News: Google announced Project Suncatcher, which aims to launch AI chips into space via solar-powered satellites.

About Project Suncatcher

Project Suncatcher
Source: medium.com
  • Project SunCatcher is Google’s initiative to move AI computation from Earth into orbit using satellite-based compute clusters.
  • Aim: The project aims to address the rising energy demands of AI systems by leveraging the Sun’s abundant and uninterrupted energy in space.
  • Partnerships: Google will launch two prototype satellites in partnership with Planet Labs, an Earth imaging company, by early 2027.
  • Features of the project: 
    • The project will use satellites with advanced technology to scale AI computations.

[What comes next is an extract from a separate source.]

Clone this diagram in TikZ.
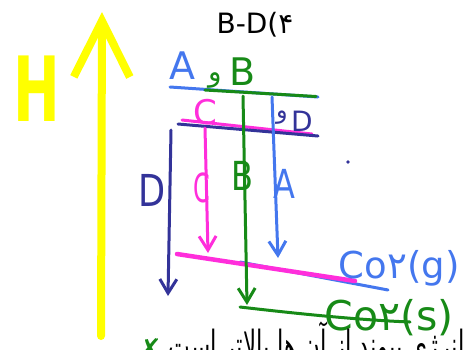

    • Google proposes deploying satellites equipped with solar panels and Trillium TPUs to create distributed data centres in low-Earth orbit.
    • These satellites would use direct solar energy in space, eliminating the limitations caused by night cycles, weather, and atmospheric interference on Earth.
    • The system envisions approximately eighty satellites flying in a tight one-kilometre formation to maintain high-bandwidth communication links.
    • Satellite Payload: Each satellite would carry solar arrays, compute hardware, and optical laser communication systems to form a cohesive processing network.
    • Laser Communication: Communication between satellites would occur via free-space lasers using Dense Wavelength Division Multiplexing, allowing data transfer rates of up to ten terabits per second per link.
    • Formation Control: Machine-learning-based control systems may assist in keeping satellite clusters stable despite gravitational and atmospheric disturbances.
  • Advantages: 
    • Climate Concerns: Earth-bound data centers contribute to water depletion and high energy usage, increasing environmental impact.
    • Power Outages & Natural Disasters: Space offers more predictable climate conditions, free from issues like power outages or natural disasters.
    • Data Sovereignty: Space offers a solution for data processing restrictions, with the UN’s Outer Space Treaty protecting space from national ownership, allowing international data center hosting.
  • Challenges:
    • High Costs: Building and maintaining space-based data centres will be expensive.
    • Data Speed: Moon-based centers will have delayed communication due to the distance from Earth, affecting real-time operations.
    • Cybersecurity: Ensuring the security of space data centres is a key concern.
    • Thermal Challenge: Significant engineering challenges remain, including dissipating heat from TPUs in a vacuum where air-based cooling is impossible.
    • Downlink Difficulty: Ground-to-space communication poses additional hurdles, as laser downlinks must overcome atmospheric effects such as clouds, turbulence, and weather variability.
    • Maintenance Limitations: Maintenance represents another difficult problem because hardware failures that are easily addressed on Earth become far more complex in orbital environments.